%%
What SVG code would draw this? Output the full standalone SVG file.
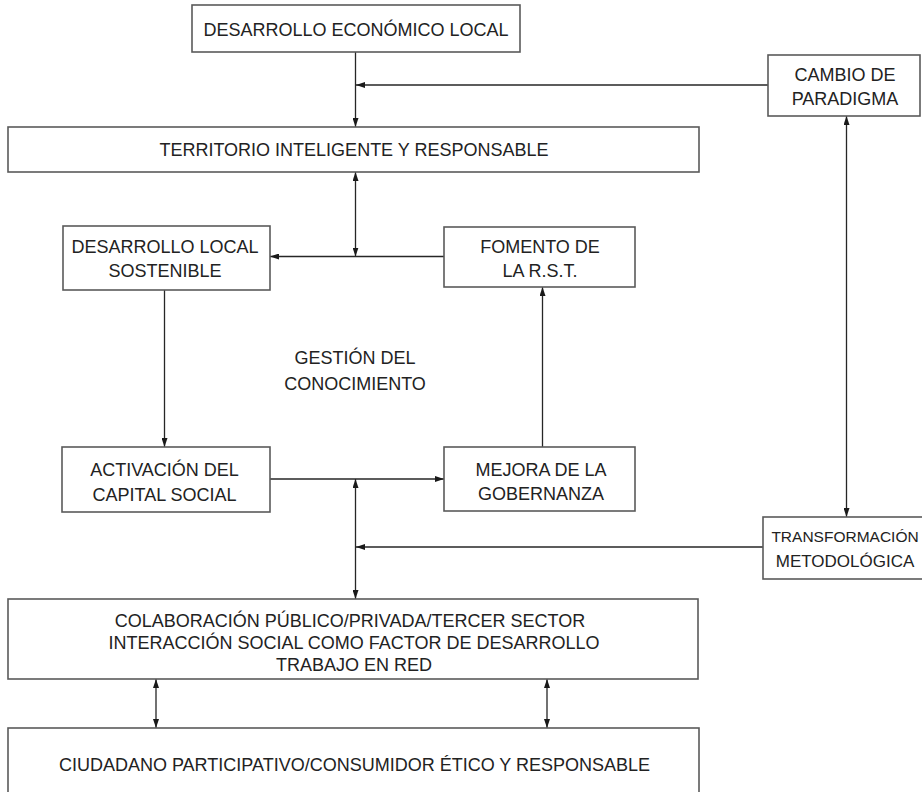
<svg xmlns="http://www.w3.org/2000/svg" width="922" height="792" viewBox="0 0 922 792">
  <style>
    .box { fill: #ffffff; stroke: #5a5a5a; stroke-width: 1.6; }
    .lbl { font-family: "Liberation Sans", Arial, sans-serif; font-size: 18px; fill: #222222; text-anchor: middle; }
    .wire { fill: none; stroke: #262626; stroke-width: 1.3; }
    .one { marker-end: url(#arrow); }
    .two { marker-start: url(#arrow); marker-end: url(#arrow); }
  </style>
  <defs>
    <marker id="arrow" markerUnits="userSpaceOnUse" markerWidth="9" markerHeight="6" refX="9" refY="3" orient="auto-start-reverse">
      <path d="M0,0 L9,3 L0,6 z" fill="#1a1a1a"/>
    </marker>
  </defs>
  <rect width="922" height="792" fill="#ffffff"/>

  <!-- connectors -->
  <g id="connectors">
    <path class="wire one" d="M355.5,52 V127"/>
    <path class="wire one" d="M768,85 H356"/>
    <path class="wire two" d="M355.5,172 V256.5"/>
    <path class="wire one" d="M444,256.5 H270"/>
    <path class="wire one" d="M164.5,290 V447"/>
    <path class="wire one" d="M542.5,447 V287"/>
    <path class="wire one" d="M270,479 H444"/>
    <path class="wire two" d="M355.5,479 V599"/>
    <path class="wire one" d="M763,547 H356"/>
    <path class="wire two" d="M846.5,116 V517"/>
    <path class="wire two" d="M156,679 V728"/>
    <path class="wire two" d="M547,679 V728"/>
  </g>

  <g id="desarrollo-economico">
    <rect class="box" x="192" y="5" width="328" height="47"/>
    <text class="lbl" x="356" y="36">DESARROLLO ECONÓMICO LOCAL</text>
  </g>

  <g id="cambio-paradigma">
    <rect class="box" x="768" y="55" width="152" height="61"/>
    <text class="lbl" x="845" y="81">CAMBIO DE</text>
    <text class="lbl" x="845" y="105">PARADIGMA</text>
  </g>

  <g id="territorio">
    <rect class="box" x="8" y="127" width="691" height="45"/>
    <text class="lbl" x="354" y="156">TERRITORIO INTELIGENTE Y RESPONSABLE</text>
  </g>

  <g id="desarrollo-local">
    <rect class="box" x="63" y="226" width="207" height="64"/>
    <text class="lbl" x="165" y="253">DESARROLLO LOCAL</text>
    <text class="lbl" x="165" y="277">SOSTENIBLE</text>
  </g>

  <g id="fomento-rst">
    <rect class="box" x="444" y="227" width="191" height="60"/>
    <text class="lbl" x="540" y="253">FOMENTO DE</text>
    <text class="lbl" x="540" y="277">LA R.S.T.</text>
  </g>

  <g id="gestion-conocimiento">
    <text class="lbl" x="355" y="364">GESTIÓN DEL</text>
    <text class="lbl" x="355" y="390">CONOCIMIENTO</text>
  </g>

  <g id="activacion-capital">
    <rect class="box" x="62" y="447" width="208" height="65"/>
    <text class="lbl" x="164.5" y="476">ACTIVACIÓN DEL</text>
    <text class="lbl" x="164.5" y="501">CAPITAL SOCIAL</text>
  </g>

  <g id="mejora-gobernanza">
    <rect class="box" x="444" y="447" width="191" height="64"/>
    <text class="lbl" x="541" y="476">MEJORA DE LA</text>
    <text class="lbl" x="541" y="500">GOBERNANZA</text>
  </g>

  <!-- this box runs past the right margin; its label is set smaller to stay visible -->
  <g id="transformacion">
    <rect class="box" x="763" y="517" width="170" height="62"/>
    <text class="lbl" x="845" y="542" style="font-size:15.5px">TRANSFORMACIÓN</text>
    <text class="lbl" x="845" y="567" style="font-size:17px">METODOLÓGICA</text>
  </g>

  <g id="colaboracion">
    <rect class="box" x="8" y="599" width="690" height="80"/>
    <text class="lbl" x="350" y="627">COLABORACIÓN PÚBLICO/PRIVADA/TERCER SECTOR</text>
    <text class="lbl" x="354" y="649">INTERACCIÓN SOCIAL COMO FACTOR DE DESARROLLO</text>
    <text class="lbl" x="354" y="671">TRABAJO EN RED</text>
  </g>

  <g id="ciudadano">
    <rect class="box" x="8" y="728" width="691" height="80"/>
    <text class="lbl" x="354.5" y="771">CIUDADANO PARTICIPATIVO/CONSUMIDOR ÉTICO Y RESPONSABLE</text>
  </g>
</svg>
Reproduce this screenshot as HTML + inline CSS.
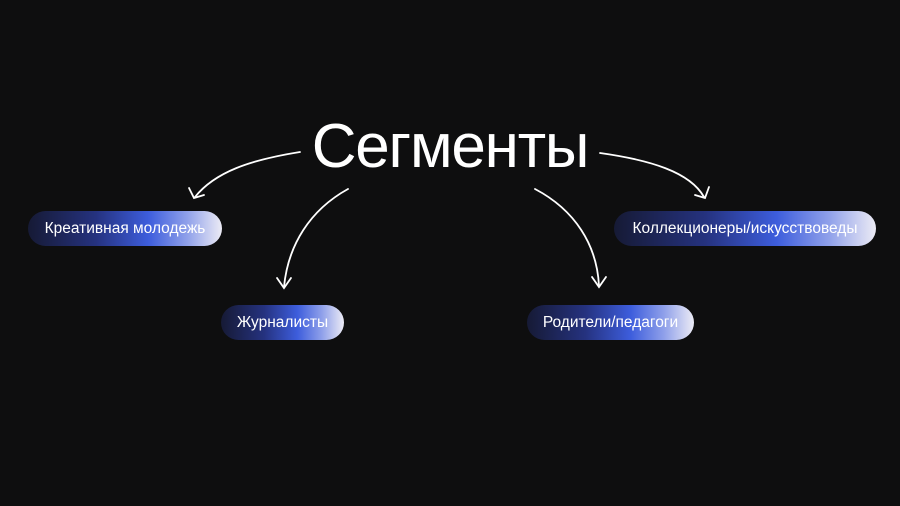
<!DOCTYPE html>
<html><head><meta charset="utf-8"><style>
html,body{margin:0;padding:0;background:#0e0e0f;}
.wrap{position:relative;width:900px;height:506px;overflow:hidden;background:#0e0e0f;font-family:"Liberation Sans",sans-serif;}
.t{position:absolute;left:0;width:900px;top:109px;text-align:center;color:#fff;font-size:62px;letter-spacing:-1.2px;line-height:76px;}
.p{position:absolute;height:35px;border-radius:18px;color:#fff;font-size:15.5px;line-height:35px;text-align:center;
background:linear-gradient(90deg,#161a35 0%,#25327f 35%,#3d5ddc 62%,#8fa0ea 82%,#ecebf5 100%);}
svg{position:absolute;left:0;top:0;}
</style></head><body><div class="wrap">
<div class="t">Сегменты</div>
<svg width="900" height="506" fill="none" stroke="#fff" stroke-width="1.8" stroke-linecap="round">
<path d="M300 152 C250 160 215 172 195 197"/><path d="M189 188 L194 198 L204 195"/>
<path d="M348 189 C310 210 288 245 284 287"/><path d="M277 278 L284 288 L291 278"/>
<path d="M600 153 C650 160 690 172 704 197"/><path d="M695 195 L705 198 L709 187"/>
<path d="M535 189 C575 210 597 245 599 286"/><path d="M592 277 L599 287 L606 277"/>
</svg>
<div class="p" style="left:28px;top:211px;width:194px">Креативная молодежь</div>
<div class="p" style="left:221px;top:305px;width:123px">Журналисты</div>
<div class="p" style="left:527px;top:305px;width:167px">Родители/педагоги</div>
<div class="p" style="left:614px;top:211px;width:262px">Коллекционеры/искусствоведы</div>
</div></body></html>
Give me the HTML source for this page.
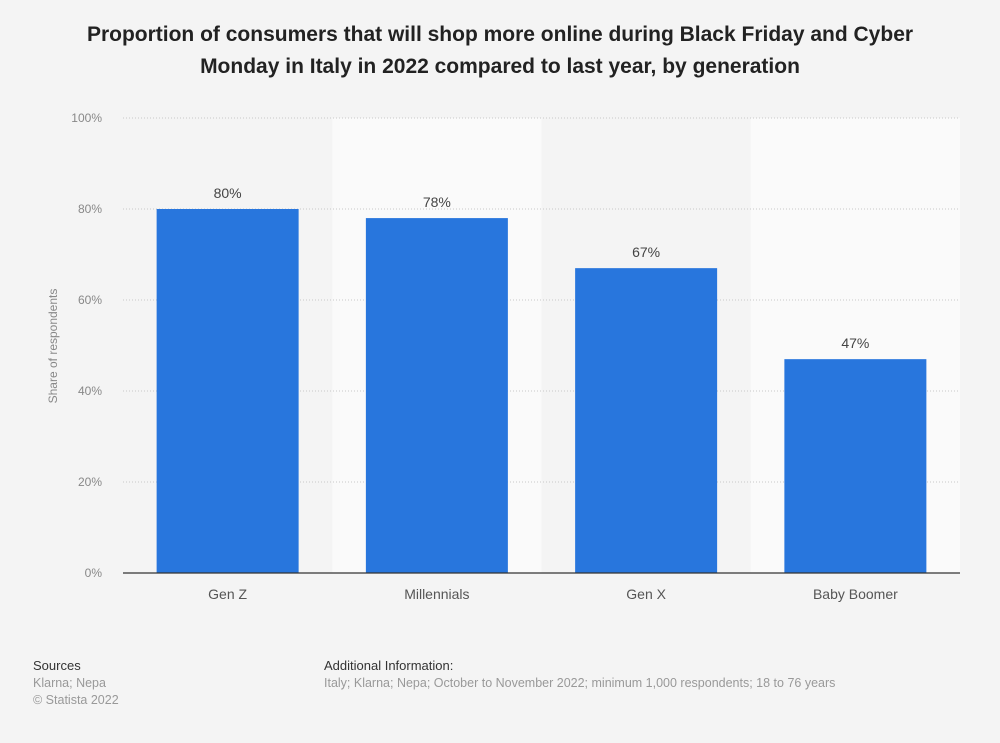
<!DOCTYPE html>
<html><head><meta charset="utf-8"><style>
body{margin:0;background:#f4f4f4;font-family:"Liberation Sans",Arial,sans-serif;}
#wrap{position:relative;width:1000px;height:743px;overflow:hidden;background:#f4f4f4;}
h1{position:absolute;left:0;top:19px;width:1000px;margin:0;text-align:center;font-size:21px;line-height:32px;font-weight:bold;color:#222;}
.ft{position:absolute;font-size:12.5px;color:#999;line-height:17px;}
.ft b{color:#333;font-weight:normal;font-size:13px;}
</style></head><body>
<div id="wrap">
<h1>Proportion of consumers that will shop more online during Black Friday and Cyber<br>Monday in Italy in 2022 compared to last year, by generation</h1>
<svg id="chart" width="1000" height="743" style="position:absolute;left:0;top:0"></svg>
<div class="ft" style="left:33px;top:657px"><b>Sources</b><br>Klarna; Nepa<br>© Statista 2022</div>
<div class="ft" style="left:324px;top:657px"><b>Additional Information:</b><br>Italy; Klarna; Nepa; October to November 2022; minimum 1,000 respondents; 18 to 76 years</div>
</div>
<script>
const categories=["Gen Z","Millennials","Gen X","Baby Boomer"];
const values=[80,78,67,47];
const valueLabels=["80%","78%","67%","47%"];
const ticks=[0,20,40,60,80,100];
const tickLabels=["0%","20%","40%","60%","80%","100%"];
const NS="http://www.w3.org/2000/svg";
const svg=document.getElementById('chart');
const x0=123,x1=960,y0=573,y1=118;
const bw=(x1-x0)/categories.length;
const y=v=>y0-(v/100)*(y0-y1);
function mk(t,a,txt){const e=document.createElementNS(NS,t);for(const k in a)e.setAttribute(k,a[k]);if(txt!==undefined)e.textContent=txt;svg.appendChild(e);return e;}
categories.forEach((c,i)=>{
  const r=mk('rect',{x:x0+i*bw,y:y1,width:bw,height:y0-y1,fill:i%2?'#fafafa':'#f4f4f4'});
  
  
});
ticks.forEach((t,i)=>{
  const l=mk('line',{x1:x0,x2:x1,y1:y(t),y2:y(t),stroke:'#c8c8c8','stroke-dasharray':'1,2'});
  
  
  const tx=mk('text',{x:102,y:y(t)+4,'text-anchor':'end','font-size':12,fill:'#888'},tickLabels[i]);
  
  
});
categories.forEach((c,i)=>{
  const cx=x0+(i+0.5)*bw,w=142;
  const b=mk('rect',{x:cx-w/2,y:y(values[i]),width:w,height:y0-y(values[i]),fill:'#2876dd'});
  
  
  const v=mk('text',{x:cx,y:y(values[i])-11,'text-anchor':'middle','font-size':14,fill:'#444'},valueLabels[i]);
  
  
  const xl=mk('text',{x:cx,y:599,'text-anchor':'middle','font-size':14,fill:'#555'},c);
  
  
});
const base=mk('line',{x1:x0,x2:x1,y1:y0,y2:y0,stroke:'#333','stroke-width':1.2});


const at=mk('text',{x:0,y:0,'text-anchor':'middle','font-size':12,fill:'#888',transform:'translate(57,346) rotate(-90)'},'Share of respondents');


</script>
</body></html>
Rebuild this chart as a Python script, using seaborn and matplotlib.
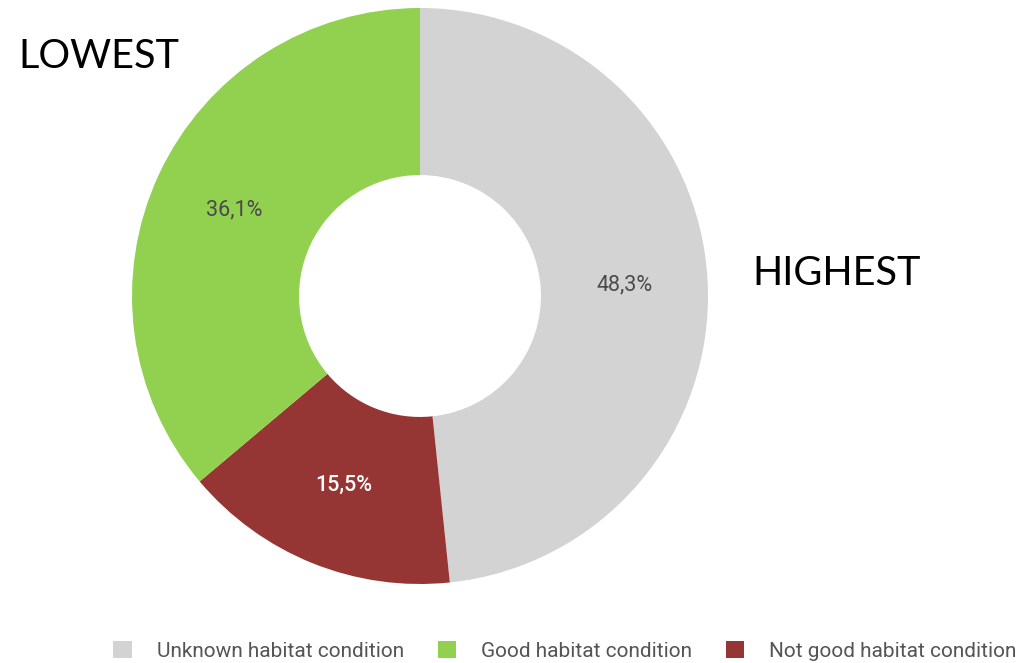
import matplotlib
matplotlib.use("Agg")
import matplotlib.pyplot as plt
from matplotlib.patches import Patch
import seaborn as sns
import numpy as np

# Data (clockwise from 12 o'clock)
categories = ["Unknown habitat condition", "Not good habitat condition", "Good habitat condition"]
values = [48.3, 15.5, 36.1]
value_labels = ["48,3%", "15,5%", "36,1%"]
colors = ["#d3d3d3", "#963634", "#92d050"]
label_colors = ["#4a4a4a", "#ffffff", "#4a4a4a"]
legend_order = ["Unknown habitat condition", "Good habitat condition", "Not good habitat condition"]

sns.set_theme(style="white")
plt.rcParams['font.family'] = ['Roboto', 'DejaVu Sans']

W, H = 1020, 663
fig = plt.figure(figsize=(W / 100, H / 100), dpi=100)
cx, cy, R = 420, 296, 288
ax = fig.add_axes([(cx - R) / W, (H - cy - R) / H, 2 * R / W, 2 * R / H])

inner = 0.42
wedges, _ = ax.pie(values, colors=colors, startangle=90, counterclock=False,
                   radius=1.0, wedgeprops=dict(width=1 - inner, edgecolor="none", linewidth=0))
ax.set_xlim(-1, 1)
ax.set_ylim(-1, 1)
ax.set_aspect("equal")
ax.axis("off")

start = 90.0
rl = (1 + inner) / 2
for v, lab, lc in zip(values, value_labels, label_colors):
    frac = v / sum(values)
    mid = start - frac * 360 / 2
    start -= frac * 360
    x, y = rl * np.cos(np.radians(mid)), rl * np.sin(np.radians(mid))
    ax.text(x, y, lab, ha="center", va="center", fontsize=15.5, color=lc,
            fontweight="medium" if lc == "#ffffff" else "normal")

fig.text(18 / W, 1 - 68 / H, "LOWEST", fontsize=28.5, family=["Lato", "DejaVu Sans"],
         color="black", ha="left", va="baseline")
fig.text(752 / W, 1 - 285 / H, "HIGHEST", fontsize=28.5, family=["Lato", "DejaVu Sans"],
         color="black", ha="left", va="baseline")

cmap = dict(zip(categories, colors))
handles = [Patch(facecolor=cmap[c], edgecolor="none") for c in legend_order]
fig.legend(handles, legend_order, loc="center", bbox_to_anchor=(565 / W, 1 - 651 / H),
           ncol=3, frameon=False, fontsize=15, labelcolor="#555555",
           handlelength=0.9, handleheight=0.9, handletextpad=1.2, columnspacing=1.6,
           borderpad=0, borderaxespad=0)

fig.savefig("out.png", dpi=100, facecolor="white")
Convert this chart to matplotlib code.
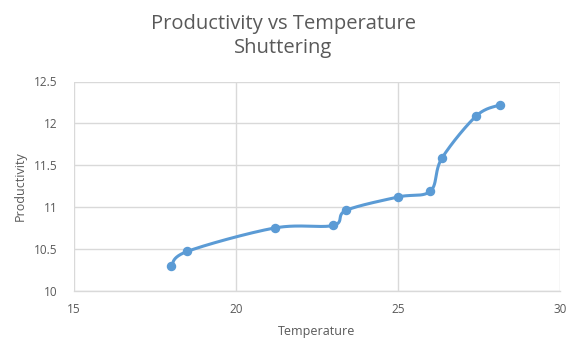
%%
What is required
In the records above, locate the lines holding the word "matplotlib". Copy each of them.

Correct result
Rebuild this chart as a Python script, using seaborn and matplotlib.
import matplotlib
matplotlib.use("Agg")
import matplotlib.pyplot as plt
from matplotlib.patches import Patch
Convert this chart to matplotlib code.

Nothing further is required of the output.